The inedible gourds sell by the millions to people who carry them off for use as ornaments on mantelpiece or hearth, or to be festooned in formations wherever their shapes and colors add to the decorative scheme.
Yankees have always turned these inedible gourds to good use, hollowing them out for use as bottles or vases, or splitting them in half to make excellent scoops. Give the Yankees credit for knowing a good thing when they saw it, but not for invention in this particular case, because gourds have been used as vessels since the most ancient times, and have lent their artistic shapes ("fair attitude!") to other vessels as one can see by even a casual glance at an Egyptian vase or Grecian urn.

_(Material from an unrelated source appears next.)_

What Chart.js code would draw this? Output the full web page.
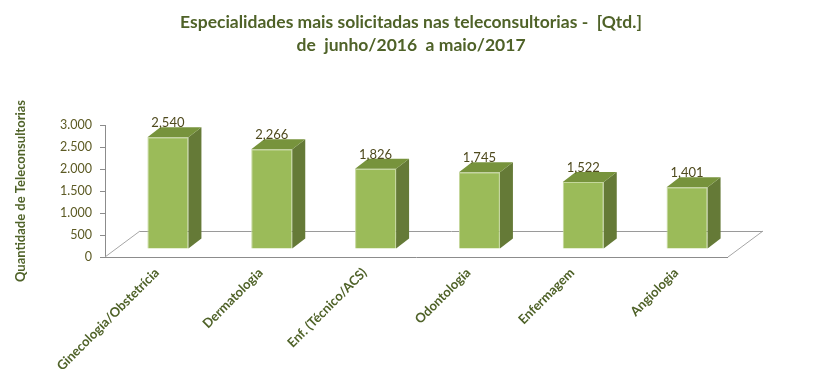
<!DOCTYPE html>
<html>
<head>
<meta charset="utf-8">
<script src="https://cdn.jsdelivr.net/npm/chart.js@4/dist/chart.umd.min.js"></script>
<style>
html,body{margin:0;padding:0;background:#fff;}
#wrap{width:823px;height:378px;position:relative;}
</style>
</head>
<body>
<div id="wrap"><canvas id="c" width="823" height="378"></canvas></div>
<script>
const titleLines = ["Especialidades mais solicitadas nas teleconsultorias -  [Qtd.]", "de  junho/2016  a maio/2017"];
const yAxisTitle = "Quantidade de Teleconsultorias";
const categories = ["Ginecologia/Obstetrícia", "Dermatologia", "Enf. (Técnico/ACS)", "Odontologia", "Enfermagem", "Angiologia"];
const values = [2540, 2266, 1826, 1745, 1522, 1401];
const yMin = 0, yMax = 3000, yStep = 500;

const FRONT_DX = 11, FRONT_DY = -8;   // bar front plane offset from axis plane
const DEPTH_DX = 13, DEPTH_DY = -10;  // bar depth
const FLOOR_DX = 35, FLOOR_DY = -26;  // floor depth

const GREEN_DARK = '#4F6228';
const TICK_COLOR = '#5c5a24';

function dotThousands(v){ return String(v).replace(/\B(?=(\d{3})+(?!\d))/g, '.'); }
function commaThousands(v){ return String(v).replace(/\B(?=(\d{3})+(?!\d))/g, ','); }

const floorPlugin = {
  id: 'floor3d',
  beforeDatasetsDraw(chart){
    const {ctx, chartArea:a} = chart;
    ctx.save();
    ctx.lineWidth = 1;
    ctx.strokeStyle = '#9a9a9a';
    ctx.beginPath();
    ctx.moveTo(a.left + FLOOR_DX, a.bottom + FLOOR_DY + 0.5);
    ctx.lineTo(a.right + FLOOR_DX, a.bottom + FLOOR_DY + 0.5);
    ctx.stroke();
    ctx.strokeStyle = '#a6a6a6';
    ctx.beginPath();
    ctx.moveTo(a.left, a.bottom);
    ctx.lineTo(a.left + FLOOR_DX, a.bottom + FLOOR_DY);
    ctx.moveTo(a.right, a.bottom);
    ctx.lineTo(a.right + FLOOR_DX, a.bottom + FLOOR_DY);
    ctx.stroke();
    ctx.strokeStyle = '#8c8c8c';
    ctx.beginPath();
    ctx.moveTo(a.left, a.bottom + 0.5);
    ctx.lineTo(a.right, a.bottom + 0.5);
    ctx.stroke();
    ctx.restore();
  }
};

const bar3dPlugin = {
  id: 'bar3d',
  beforeDatasetDraw(chart){
    chart.ctx.save();
    chart.ctx.translate(FRONT_DX, FRONT_DY);
  },
  afterDatasetDraw(chart, args){
    const ctx = chart.ctx;
    const meta = args.meta;
    meta.data.forEach((bar, i) => {
      const p = bar.getProps(['x','y','base','width'], true);
      const l = p.x - p.width/2, r = p.x + p.width/2;
      ctx.fillStyle = '#657A37';
      ctx.beginPath();
      ctx.moveTo(r, p.y);
      ctx.lineTo(r + DEPTH_DX, p.y + DEPTH_DY);
      ctx.lineTo(r + DEPTH_DX, p.base + DEPTH_DY);
      ctx.lineTo(r, p.base);
      ctx.closePath();
      ctx.fill();
      ctx.fillStyle = '#77933C';
      ctx.beginPath();
      ctx.moveTo(l, p.y);
      ctx.lineTo(r, p.y);
      ctx.lineTo(r + DEPTH_DX, p.y + DEPTH_DY);
      ctx.lineTo(l + DEPTH_DX, p.y + DEPTH_DY);
      ctx.closePath();
      ctx.fill();
      ctx.fillStyle = '#4f4a1e';
      ctx.font = '13px Lato';
      ctx.textAlign = 'center';
      ctx.textBaseline = 'alphabetic';
      ctx.fillText(commaThousands(values[i]), p.x, p.y + DEPTH_DY);
    });
    ctx.restore();
  }
};

const titlePlugin = {
  id: 'title2',
  afterDraw(chart){
    const ctx = chart.ctx;
    ctx.save();
    ctx.fillStyle = GREEN_DARK;
    ctx.font = 'bold 17.5px Lato';
    ctx.textAlign = 'center';
    ctx.textBaseline = 'middle';
    ctx.fillText(titleLines[0], 411, 22);
    ctx.fillText(titleLines[1], 411, 45);
    ctx.restore();
  }
};

new Chart(document.getElementById('c'), {
  type: 'bar',
  data: {
    labels: categories,
    datasets: [{
      data: values,
      backgroundColor: '#9BBB59',
      borderColor: '#C4D79B',
      borderWidth: 1,
      categoryPercentage: 1,
      barPercentage: 0.395
    }]
  },
  options: {
    responsive: false,
    animation: false,
    layout: { padding: { top: 125, right: 95, left: 0, bottom: 0 } },
    plugins: { legend: { display: false }, tooltip: { enabled: false }, title: { display: false } },
    scales: {
      x: {
        grid: { display: false, drawTicks: false },
        border: { display: false },
        ticks: {
          color: GREEN_DARK,
          font: { family: 'Lato', size: 13, weight: 'bold' },
          maxRotation: 45, minRotation: 45,
          padding: 8,
          autoSkip: false
        },
        afterFit(s){ s.height = 121; }
      },
      y: {
        min: yMin, max: yMax,
        grid: { drawOnChartArea: false, drawTicks: true, tickLength: 5, color: '#8c8c8c' },
        border: { display: true, color: '#8c8c8c' },
        ticks: {
          stepSize: yStep,
          color: TICK_COLOR,
          font: { family: 'Lato', size: 12.5 },
          padding: 8,
          callback: v => dotThousands(v)
        },
        title: {
          display: true,
          text: yAxisTitle,
          color: GREEN_DARK,
          font: { family: 'Lato', size: 13, weight: 'bold' },
          padding: { top: 13, bottom: 0 }
        },
        afterFit(s){ s.width = 105; }
      }
    }
  },
  plugins: [floorPlugin, bar3dPlugin, titlePlugin]
});
</script>
</body>
</html>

Their cousins of the squash branch of the family are equally pleasing to look at, but their good looks are transient; because they make delicious food, their beauty is quickly immolated on the altar of appetite.

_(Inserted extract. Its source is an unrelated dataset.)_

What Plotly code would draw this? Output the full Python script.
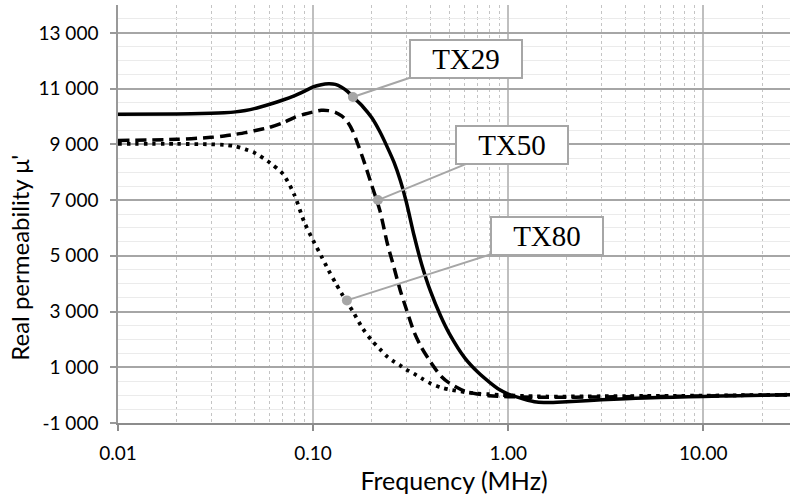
import math
import plotly.graph_objects as go

# ---------------- data ----------------
freq_mhz = [0.01, 0.02, 0.03, 0.035, 0.04, 0.045, 0.05, 0.06, 0.07, 0.08, 0.09, 0.10,
            0.11, 0.12, 0.13, 0.14, 0.15, 0.16, 0.18, 0.20, 0.22, 0.24,
            0.26, 0.28, 0.30, 0.33, 0.36, 0.40, 0.45, 0.50, 0.60, 0.70,
            0.80, 0.90, 1.0, 1.2, 1.4, 1.6, 2.0, 2.5, 3.0, 4.0,
            5.0, 7.0, 10.0, 15.0, 20.0, 28.0]

tx29 = [10080, 10090, 10115, 10135, 10165, 10215, 10280, 10440, 10590, 10740, 10900, 11060,
        11140, 11170, 11150, 11050, 10900, 10700, 10350, 9950, 9450, 8900,
        8350, 7700, 6950, 5700, 4700, 3720, 2850, 2200, 1330, 820,
        470, 200, 40, -140, -250, -265, -235, -200, -170, -130,
        -100, -75, -50, -20, 0, 15]

tx50 = [9140, 9180, 9250, 9300, 9360, 9420, 9490, 9610, 9770, 9960, 10080, 10160,
        10220, 10210, 10150, 10020, 9810, 9460, 8500, 7520, 6620, 5450,
        4570, 3750, 3100, 2250, 1700, 1190, 700, 430, 140, 40,
        -20, -45, -55, -70, -80, -80, -75, -70, -65, -55,
        -50, -40, -30, -10, 0, 15]

tx80 = [9020, 9015, 9000, 8980, 8930, 8820, 8700, 8340, 7940, 7200, 6220, 5550,
        5000, 4480, 4040, 3650, 3320, 3000, 2380, 1960, 1650, 1380,
        1200, 1060, 920, 760, 600, 420, 280, 200, 110, 55,
        35, 10, -5, -30, -45, -50, -50, -45, -40, -35,
        -30, -25, -20, -5, 5, 15]

y_tick_vals = [-1000, 1000, 3000, 5000, 7000, 9000, 11000, 13000]
y_tick_text = ["-1 000", "1 000", "3 000", "5 000", "7 000", "9 000", "11 000", "13 000"]
x_tick_vals = [0.01, 0.1, 1, 10]
x_tick_text = ["0.01", "0.10", "1.00", "10.00"]

label_names = ["TX29", "TX50", "TX80"]
label_freq = [0.16, 0.215, 0.149]
label_mu = [10700, 7000, 3400]

x_title = "Frequency (MHz)"
y_title = "Real permeability μ'"

# ---------------- styling ----------------
FONT = "Lato"
series = [
    (tx29, "TX29", "solid", 3.5),
    (tx50, "TX50", "11px,6px", 3.5),
    (tx80, "TX80", "3.5px,5px", 3.8),
]
label_offsets = [(113, -38), (134, -55), (200, -64)]   # pixel offset of label box centre

fig = go.Figure()
for vals, name, dash, w in series:
    fig.add_trace(go.Scatter(
        x=freq_mhz, y=vals, name=name, mode="lines",
        line=dict(color="black", width=w, dash=dash, shape="spline", smoothing=0.8),
        showlegend=False, hoverinfo="skip"))

fig.add_trace(go.Scatter(
    x=label_freq, y=label_mu, mode="markers",
    marker=dict(color="#a6a6a6", size=10),
    showlegend=False, hoverinfo="skip"))

for name, f, mu, (ax, ay) in zip(label_names, label_freq, label_mu, label_offsets):
    fig.add_annotation(
        x=math.log10(f), y=mu, xref="x", yref="y",
        text=name, showarrow=True, arrowhead=0, arrowwidth=2,
        arrowcolor="#a6a6a6", ax=ax, ay=ay,
        font=dict(family="Liberation Serif", size=29, color="black"),
        bgcolor="white", bordercolor="#a6a6a6", borderwidth=2, borderpad=2,
        width=106)

# y-axis title placed like the original (centred on the chart height)
fig.add_annotation(
    text=y_title, xref="paper", yref="paper", x=-0.146, y=0.395,
    textangle=-90, showarrow=False, xanchor="center", yanchor="middle",
    font=dict(family=FONT, size=24, color="black"))

minor_x = [m * 10 ** e for e in range(-2, 2) for m in range(2, 10)]

fig.update_layout(
    width=790, height=499,
    margin=dict(l=118, r=0, t=5, b=76),
    paper_bgcolor="white", plot_bgcolor="white",
    font=dict(family=FONT, color="black"),
    xaxis=dict(
        type="log", range=[-2, 1.4444],
        tickmode="array", tickvals=x_tick_vals, ticktext=x_tick_text,
        tickfont=dict(size=19, family=FONT, color="black"),
        ticks="outside", ticklen=6, tickwidth=1.5, tickcolor="#8c8c8c",
        ticklabelstandoff=6,
        showline=True, linecolor="#8c8c8c", linewidth=2,
        showgrid=True, gridcolor="#bfbfbf", gridwidth=1.5,
        minor=dict(tickmode="array", tickvals=minor_x, showgrid=True,
                   gridcolor="#c4c4c4", griddash="dot", gridwidth=1, ticks=""),
        title=dict(text=x_title, font=dict(size=25, family=FONT, color="black"),
                   standoff=10),
        zeroline=False, automargin=False,
    ),
    yaxis=dict(
        range=[-1000, 14000],
        tickmode="array", tickvals=y_tick_vals, ticktext=y_tick_text,
        tickfont=dict(size=19, family=FONT, color="black"),
        ticks="outside", ticklen=6, tickwidth=1.5, tickcolor="#999999",
        ticklabelstandoff=8,
        showline=True, linecolor="#999999", linewidth=1.5,
        showgrid=True, gridcolor="#a6a6a6", gridwidth=1.5,
        minor=dict(dtick=500, tick0=-1000, showgrid=True, gridcolor="#ebebeb",
                   gridwidth=1, ticks=""),
        zeroline=False, automargin=False,
    ),
)

fig.write_html("out.html", config={"displayModeBar": False},
               post_script="document.body.style.margin='0';document.body.style.overflow='hidden';")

Most varieties of squash are delicious when simply boiled in salted water for about thirty minutes, then mashed and seasoned with butter, salt, and pepper. Other ways of preparing it vary the flavor slightly and contribute to menu variety.
Cut Hubbard squash into 2-inch pieces. Remove seeds and strings. Place in pan. Sprinkle with salt, pepper, brown sugar, and lemon juice. Dot with butter. Cook covered in moderate oven (375°) for half hour. Uncover and cook another half hour, or until tender. Serve the squash in its shell, adding additional butter. Or remove squash from shell, mash, add additional butter, and season to taste.
Toasted Squash Seeds
2 cups squash seeds, unwashed 1½ tablespoons melted butter 1½ teaspoons salt
Mix seeds with butter and salt and spread out in shallow pan. Bake in slow oven (275°) until brown, stirring from time to time.
Pumpkin seeds may be toasted in the same way.